The present invention has the advantage of enabling the production of flexible printed circuits with conductive through-holes in large quantities with reduced production costs. However, the present invention is also applicable to the production of rigid printed circuits.

Claims

1. A method for the manufacture of an electrical circuit comprising the steps of selecting a nonconductive substrate, providing the substrate with a pattern of holes extending between a pair of opposed surfaces thereof, supporting the substrate on a plate having a hole pattern commensu rate with the hole pattern in the substrate, a first surface of the substrate being in face-to-face relationship with a first surface of the support plate and the holes in the plate and substrate being in registration, applying a low pressure to the second surface of the support plate and, via the holes in the plate, to the first surface of the substrate in the vicinity of the holes therein, and forming a conductive pattern on the second surface of the substrate while the low pressure is applied to the second surface of the support plate, the conductors of the pattern being defined by a conductive material in liquid form and the applied low pressure drawing the liquid conductive material into the substrate holes to coat the walls thereof.

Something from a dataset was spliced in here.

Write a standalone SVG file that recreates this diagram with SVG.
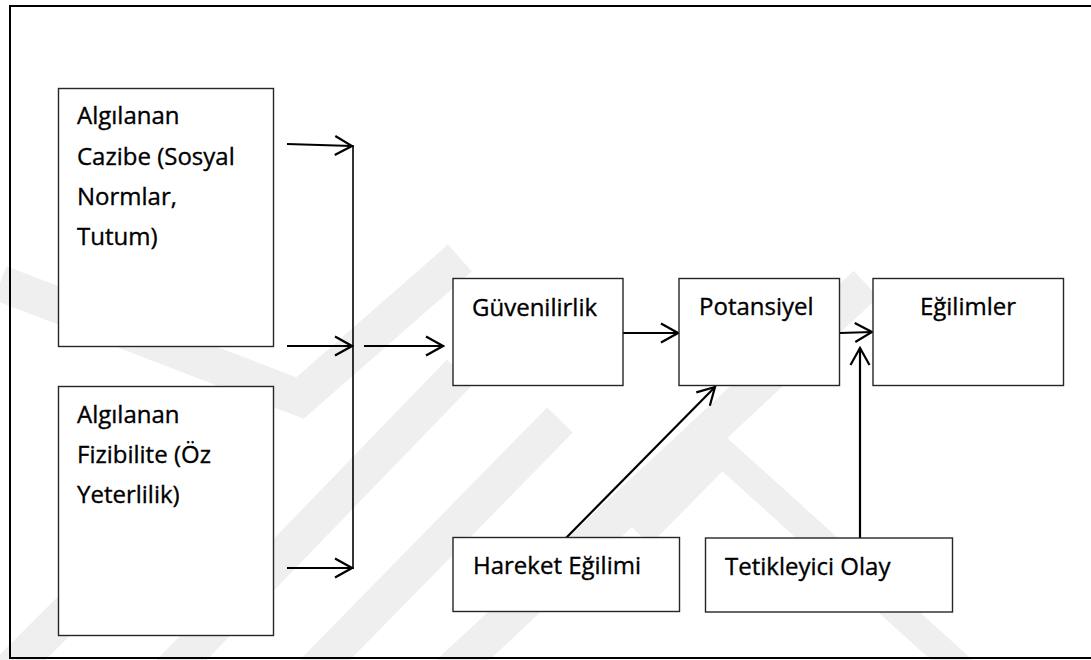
<svg xmlns="http://www.w3.org/2000/svg" width="1091" height="660" viewBox="0 0 1091 660">
<defs>
<style>
.wm{fill:none;stroke:#efefef;stroke-width:36;stroke-linejoin:miter}
.box{fill:#ffffff;stroke:#262626;stroke-width:1.4}
.lbl{font-family:"Open Sans","Liberation Sans",sans-serif;font-size:24px;fill:#000000;stroke:#000000;stroke-width:0.35}
.con{fill:none;stroke:#000000;stroke-width:2.2}
</style>
<marker id="ah" viewBox="-20 -12 22 24" refX="0" refY="0" markerWidth="22" markerHeight="24" markerUnits="userSpaceOnUse" orient="auto">
<path d="M-17,-9.5 L0,0 L-17,9.5" fill="none" stroke="#000000" stroke-width="2.2"/>
</marker>
</defs>
<rect x="0" y="0" width="1091" height="660" fill="#ffffff"/>
<g id="watermark">
<polyline class="wm" points="0,283 300,398 460,258"/>
<polyline class="wm" points="0,680 70,610"/>
<polyline class="wm" points="170,672 460,372"/>
<polyline class="wm" points="313,672 560,420"/>
<polyline class="wm" points="450,672 866,284"/>
<polyline class="wm" points="640,535 722,452 965,672" style="stroke-width:28"/>
</g>
<rect id="frame" x="10" y="6" width="1090" height="652" fill="none" stroke="#000000" stroke-width="2"/>
<g id="connectors">
<line class="con" x1="287" y1="144" x2="352" y2="146" marker-end="url(#ah)"/>
<line class="con" x1="287" y1="346" x2="352" y2="346" marker-end="url(#ah)"/>
<line class="con" x1="287" y1="568" x2="352" y2="568" marker-end="url(#ah)"/>
<line class="con" x1="353" y1="145" x2="353" y2="569" style="stroke-width:1.6"/>
<line class="con" x1="364" y1="346" x2="443" y2="346" marker-end="url(#ah)"/>
<line class="con" x1="623" y1="333" x2="678" y2="333" marker-end="url(#ah)"/>
<line class="con" x1="840" y1="333" x2="872" y2="332" marker-end="url(#ah)"/>
<line class="con" x1="566" y1="538" x2="715" y2="387" marker-end="url(#ah)"/>
<line class="con" x1="860" y1="538" x2="860" y2="348" marker-end="url(#ah)"/>
</g>
<g id="node-cazibe">
<rect class="box" x="58.5" y="88.5" width="215" height="258"/>
<text class="lbl" x="77" y="124">Algılanan</text>
<text class="lbl" x="77" y="165">Cazibe (Sosyal</text>
<text class="lbl" x="77" y="205">Normlar,</text>
<text class="lbl" x="77" y="245">Tutum)</text>
</g>
<g id="node-fizibilite">
<rect class="box" x="58.5" y="386.5" width="215" height="249"/>
<text class="lbl" x="77" y="423">Algılanan</text>
<text class="lbl" x="77" y="463">Fizibilite (Öz</text>
<text class="lbl" x="77" y="503">Yeterlilik)</text>
</g>
<g id="node-guvenilirlik">
<rect class="box" x="453" y="278.5" width="170" height="107"/>
<text class="lbl" x="472" y="316">Güvenilirlik</text>
</g>
<g id="node-potansiyel">
<rect class="box" x="679" y="278.5" width="160.5" height="107"/>
<text class="lbl" x="699" y="315">Potansiyel</text>
</g>
<g id="node-egilimler">
<rect class="box" x="873" y="278.5" width="190.5" height="107"/>
<text class="lbl" x="968" y="315" text-anchor="middle">Eğilimler</text>
</g>
<g id="node-hareket">
<rect class="box" x="453" y="537.5" width="226.5" height="74"/>
<text class="lbl" x="473" y="574">Hareket Eğilimi</text>
</g>
<g id="node-tetikleyici">
<rect class="box" x="705.5" y="538" width="247" height="74"/>
<text class="lbl" x="725" y="575">Tetikleyici Olay</text>
</g>
</svg>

2. A method as claimed in claim 1, further comprising the steps of supporting the substrate with the conductive pattern on the second surface thereof in face-to-face relationship with a surface of a support plate, the support plate having a hole pattern commensurate with the hole pattern in the substrate and the holes in the plate and substrate being in registration, applying a low pressure to the surface of the support plate which faces away from the substrate and via the holes in the plate to the second surface of the substrate in the vicinity of the holes therein, and forming a conductive pattern on the first surface of the substrate while the low pressure is applied to the support plate, the conductors of the pattern being defined by a conductive material in liquid form and the applied low pressure drawing the liquid conductive material into the through-holes to coat the walls thereof.

3. A method as claimed in any one of claims 1 or 2, wherein the substrate is a flexible insulating film.

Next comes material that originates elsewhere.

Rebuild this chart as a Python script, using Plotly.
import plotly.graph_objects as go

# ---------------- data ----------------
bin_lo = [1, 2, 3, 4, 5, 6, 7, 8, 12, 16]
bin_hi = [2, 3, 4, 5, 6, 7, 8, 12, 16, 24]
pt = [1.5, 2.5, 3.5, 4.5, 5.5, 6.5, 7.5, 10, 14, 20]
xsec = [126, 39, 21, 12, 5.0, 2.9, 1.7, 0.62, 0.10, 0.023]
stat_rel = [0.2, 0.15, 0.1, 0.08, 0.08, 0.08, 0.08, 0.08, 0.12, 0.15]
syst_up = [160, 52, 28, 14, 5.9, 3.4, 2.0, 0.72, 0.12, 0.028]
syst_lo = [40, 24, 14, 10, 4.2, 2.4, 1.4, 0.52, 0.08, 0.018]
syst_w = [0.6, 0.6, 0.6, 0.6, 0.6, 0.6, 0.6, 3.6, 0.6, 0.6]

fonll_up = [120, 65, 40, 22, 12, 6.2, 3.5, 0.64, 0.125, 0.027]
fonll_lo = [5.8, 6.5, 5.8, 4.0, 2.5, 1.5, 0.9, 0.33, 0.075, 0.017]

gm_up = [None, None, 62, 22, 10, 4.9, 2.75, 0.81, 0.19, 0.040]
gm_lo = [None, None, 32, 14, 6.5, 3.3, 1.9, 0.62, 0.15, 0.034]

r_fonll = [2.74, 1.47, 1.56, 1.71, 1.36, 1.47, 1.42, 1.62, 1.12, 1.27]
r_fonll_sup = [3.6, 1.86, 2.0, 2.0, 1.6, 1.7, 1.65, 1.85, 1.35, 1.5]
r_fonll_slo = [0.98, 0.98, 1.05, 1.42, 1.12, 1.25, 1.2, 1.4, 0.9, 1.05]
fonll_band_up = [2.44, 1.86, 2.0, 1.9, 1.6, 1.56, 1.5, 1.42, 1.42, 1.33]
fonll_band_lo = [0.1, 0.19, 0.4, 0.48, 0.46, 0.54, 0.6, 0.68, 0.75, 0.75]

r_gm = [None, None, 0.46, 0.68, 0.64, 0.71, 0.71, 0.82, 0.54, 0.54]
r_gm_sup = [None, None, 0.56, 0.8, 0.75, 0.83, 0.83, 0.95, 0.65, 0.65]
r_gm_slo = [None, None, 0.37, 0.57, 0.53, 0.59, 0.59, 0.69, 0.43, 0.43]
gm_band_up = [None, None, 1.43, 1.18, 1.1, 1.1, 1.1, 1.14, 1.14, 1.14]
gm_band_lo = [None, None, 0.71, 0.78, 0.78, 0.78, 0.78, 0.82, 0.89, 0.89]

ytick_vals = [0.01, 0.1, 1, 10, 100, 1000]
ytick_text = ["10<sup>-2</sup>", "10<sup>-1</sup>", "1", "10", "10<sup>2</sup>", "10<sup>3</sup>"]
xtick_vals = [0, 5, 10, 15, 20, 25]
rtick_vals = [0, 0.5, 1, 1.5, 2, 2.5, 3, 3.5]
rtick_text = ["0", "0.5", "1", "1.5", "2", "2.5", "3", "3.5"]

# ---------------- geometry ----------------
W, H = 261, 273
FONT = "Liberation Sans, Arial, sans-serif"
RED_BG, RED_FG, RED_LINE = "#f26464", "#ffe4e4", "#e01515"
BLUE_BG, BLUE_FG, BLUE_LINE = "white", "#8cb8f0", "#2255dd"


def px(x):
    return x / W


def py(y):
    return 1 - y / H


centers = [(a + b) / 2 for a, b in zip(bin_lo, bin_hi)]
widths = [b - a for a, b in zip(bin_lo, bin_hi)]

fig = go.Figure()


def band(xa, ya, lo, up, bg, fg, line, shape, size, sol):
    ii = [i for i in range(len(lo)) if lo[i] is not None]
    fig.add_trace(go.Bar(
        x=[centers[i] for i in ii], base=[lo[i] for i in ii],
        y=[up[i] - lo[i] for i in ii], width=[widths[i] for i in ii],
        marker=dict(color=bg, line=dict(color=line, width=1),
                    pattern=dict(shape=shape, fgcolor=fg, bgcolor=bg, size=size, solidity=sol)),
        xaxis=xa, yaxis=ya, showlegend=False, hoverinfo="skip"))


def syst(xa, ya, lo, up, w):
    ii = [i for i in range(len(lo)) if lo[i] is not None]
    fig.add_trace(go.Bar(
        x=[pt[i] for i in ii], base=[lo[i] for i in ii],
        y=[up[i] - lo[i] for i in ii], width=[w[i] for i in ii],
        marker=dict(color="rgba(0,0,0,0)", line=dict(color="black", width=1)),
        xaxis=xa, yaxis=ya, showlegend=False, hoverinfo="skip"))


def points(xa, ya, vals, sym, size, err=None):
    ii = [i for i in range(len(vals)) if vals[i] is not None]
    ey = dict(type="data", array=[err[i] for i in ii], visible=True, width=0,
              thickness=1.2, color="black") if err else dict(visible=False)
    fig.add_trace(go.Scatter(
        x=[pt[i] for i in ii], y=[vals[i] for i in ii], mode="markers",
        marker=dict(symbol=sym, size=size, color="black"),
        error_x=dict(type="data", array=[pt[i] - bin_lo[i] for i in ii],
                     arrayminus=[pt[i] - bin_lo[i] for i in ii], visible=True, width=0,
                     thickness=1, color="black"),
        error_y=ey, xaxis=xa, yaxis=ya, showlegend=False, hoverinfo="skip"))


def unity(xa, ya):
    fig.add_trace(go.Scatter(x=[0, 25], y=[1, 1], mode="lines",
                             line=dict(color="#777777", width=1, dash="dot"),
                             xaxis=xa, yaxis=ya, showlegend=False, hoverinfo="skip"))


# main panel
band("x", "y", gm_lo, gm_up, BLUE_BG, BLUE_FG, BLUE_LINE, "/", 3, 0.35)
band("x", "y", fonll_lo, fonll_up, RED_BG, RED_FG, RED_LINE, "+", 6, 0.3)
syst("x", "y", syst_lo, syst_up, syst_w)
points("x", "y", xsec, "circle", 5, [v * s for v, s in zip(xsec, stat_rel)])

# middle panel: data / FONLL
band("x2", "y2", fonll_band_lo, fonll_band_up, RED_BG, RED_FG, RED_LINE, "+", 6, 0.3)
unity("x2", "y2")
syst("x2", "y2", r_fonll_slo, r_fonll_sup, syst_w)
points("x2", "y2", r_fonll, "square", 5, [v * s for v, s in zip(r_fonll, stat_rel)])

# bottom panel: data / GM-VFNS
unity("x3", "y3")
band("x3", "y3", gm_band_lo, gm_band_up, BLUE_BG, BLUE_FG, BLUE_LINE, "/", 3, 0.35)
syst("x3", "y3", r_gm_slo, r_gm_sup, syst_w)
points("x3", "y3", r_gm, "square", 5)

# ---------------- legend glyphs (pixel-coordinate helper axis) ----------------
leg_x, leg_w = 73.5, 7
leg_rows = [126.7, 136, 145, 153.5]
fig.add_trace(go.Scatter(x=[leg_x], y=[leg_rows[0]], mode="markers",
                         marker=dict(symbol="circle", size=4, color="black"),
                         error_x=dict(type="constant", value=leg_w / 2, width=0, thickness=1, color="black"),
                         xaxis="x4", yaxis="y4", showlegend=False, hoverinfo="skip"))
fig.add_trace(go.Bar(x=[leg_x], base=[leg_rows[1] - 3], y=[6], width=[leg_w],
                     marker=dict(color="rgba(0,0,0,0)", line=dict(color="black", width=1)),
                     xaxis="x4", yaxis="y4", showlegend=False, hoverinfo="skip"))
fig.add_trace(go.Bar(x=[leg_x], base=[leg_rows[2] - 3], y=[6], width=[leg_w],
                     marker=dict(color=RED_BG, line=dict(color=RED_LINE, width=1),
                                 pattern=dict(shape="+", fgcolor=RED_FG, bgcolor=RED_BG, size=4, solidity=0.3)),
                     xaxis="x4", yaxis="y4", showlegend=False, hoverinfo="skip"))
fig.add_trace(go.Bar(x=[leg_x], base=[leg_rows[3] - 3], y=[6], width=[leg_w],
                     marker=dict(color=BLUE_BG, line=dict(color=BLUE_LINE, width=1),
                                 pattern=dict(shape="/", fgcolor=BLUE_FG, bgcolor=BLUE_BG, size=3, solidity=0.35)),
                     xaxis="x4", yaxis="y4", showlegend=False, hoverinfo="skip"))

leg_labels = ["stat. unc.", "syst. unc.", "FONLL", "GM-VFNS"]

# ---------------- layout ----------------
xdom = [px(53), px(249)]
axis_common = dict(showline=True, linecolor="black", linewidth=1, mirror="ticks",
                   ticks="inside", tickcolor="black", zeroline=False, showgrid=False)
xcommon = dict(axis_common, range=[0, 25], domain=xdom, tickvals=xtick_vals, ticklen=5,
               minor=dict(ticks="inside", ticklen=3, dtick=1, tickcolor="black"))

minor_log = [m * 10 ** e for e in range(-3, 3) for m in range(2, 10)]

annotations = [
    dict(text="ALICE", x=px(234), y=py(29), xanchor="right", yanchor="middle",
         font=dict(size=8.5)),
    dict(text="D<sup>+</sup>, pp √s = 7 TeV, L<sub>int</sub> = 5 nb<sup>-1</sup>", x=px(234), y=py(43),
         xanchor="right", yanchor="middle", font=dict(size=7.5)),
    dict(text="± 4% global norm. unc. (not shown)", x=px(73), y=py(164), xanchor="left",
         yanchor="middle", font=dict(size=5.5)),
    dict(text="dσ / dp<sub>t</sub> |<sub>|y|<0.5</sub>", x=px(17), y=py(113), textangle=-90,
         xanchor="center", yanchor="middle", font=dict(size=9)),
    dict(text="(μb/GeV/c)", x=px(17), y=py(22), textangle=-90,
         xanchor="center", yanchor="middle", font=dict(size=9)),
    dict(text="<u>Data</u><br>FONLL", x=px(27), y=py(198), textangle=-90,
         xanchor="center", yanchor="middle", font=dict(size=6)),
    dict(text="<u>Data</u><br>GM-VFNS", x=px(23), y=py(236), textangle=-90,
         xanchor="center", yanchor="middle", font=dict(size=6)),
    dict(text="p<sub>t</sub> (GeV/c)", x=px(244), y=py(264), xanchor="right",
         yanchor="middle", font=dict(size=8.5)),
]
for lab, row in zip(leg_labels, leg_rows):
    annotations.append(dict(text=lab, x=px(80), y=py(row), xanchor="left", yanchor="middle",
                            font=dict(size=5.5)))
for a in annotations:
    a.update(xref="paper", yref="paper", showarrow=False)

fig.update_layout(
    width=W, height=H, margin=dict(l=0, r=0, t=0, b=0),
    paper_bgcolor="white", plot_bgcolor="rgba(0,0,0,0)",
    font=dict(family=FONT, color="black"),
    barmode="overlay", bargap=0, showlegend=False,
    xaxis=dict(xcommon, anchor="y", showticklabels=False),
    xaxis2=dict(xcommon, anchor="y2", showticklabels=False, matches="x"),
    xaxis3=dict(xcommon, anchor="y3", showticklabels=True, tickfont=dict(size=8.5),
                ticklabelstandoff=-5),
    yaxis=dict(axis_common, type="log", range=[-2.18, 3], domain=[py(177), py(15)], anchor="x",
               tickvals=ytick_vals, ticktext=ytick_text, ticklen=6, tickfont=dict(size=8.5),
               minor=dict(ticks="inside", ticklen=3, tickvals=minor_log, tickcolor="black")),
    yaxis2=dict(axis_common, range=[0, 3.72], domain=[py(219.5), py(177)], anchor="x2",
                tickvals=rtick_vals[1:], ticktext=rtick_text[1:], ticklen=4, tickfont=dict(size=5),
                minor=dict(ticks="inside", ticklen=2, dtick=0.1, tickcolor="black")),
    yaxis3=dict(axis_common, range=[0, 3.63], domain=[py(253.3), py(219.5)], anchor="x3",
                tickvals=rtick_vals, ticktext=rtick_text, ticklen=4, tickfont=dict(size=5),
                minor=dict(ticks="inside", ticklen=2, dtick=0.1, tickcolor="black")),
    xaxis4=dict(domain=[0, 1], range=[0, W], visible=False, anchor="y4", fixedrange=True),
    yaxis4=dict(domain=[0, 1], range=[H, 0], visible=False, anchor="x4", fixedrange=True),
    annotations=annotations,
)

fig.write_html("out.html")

4. A method as claimed in any one of claims 1 to 3, wherein the applied pressure is selected to be a function of the size of the holes in the substrate.

5. A method as claimed in any one of claims 1 to 4, wherein the step of forming a conductive pattern comprises screen printing on the substrate with a conductive ink.

6. A method as claimed in claim 1, further comprising the step of plating a conductive material over the conductive material which has been drawn into the holes in the substrate.

7. A method for the manufacture of an electrical circuit substantially as hereinbefore described with reference to and as illustrated by the accompanying drawings.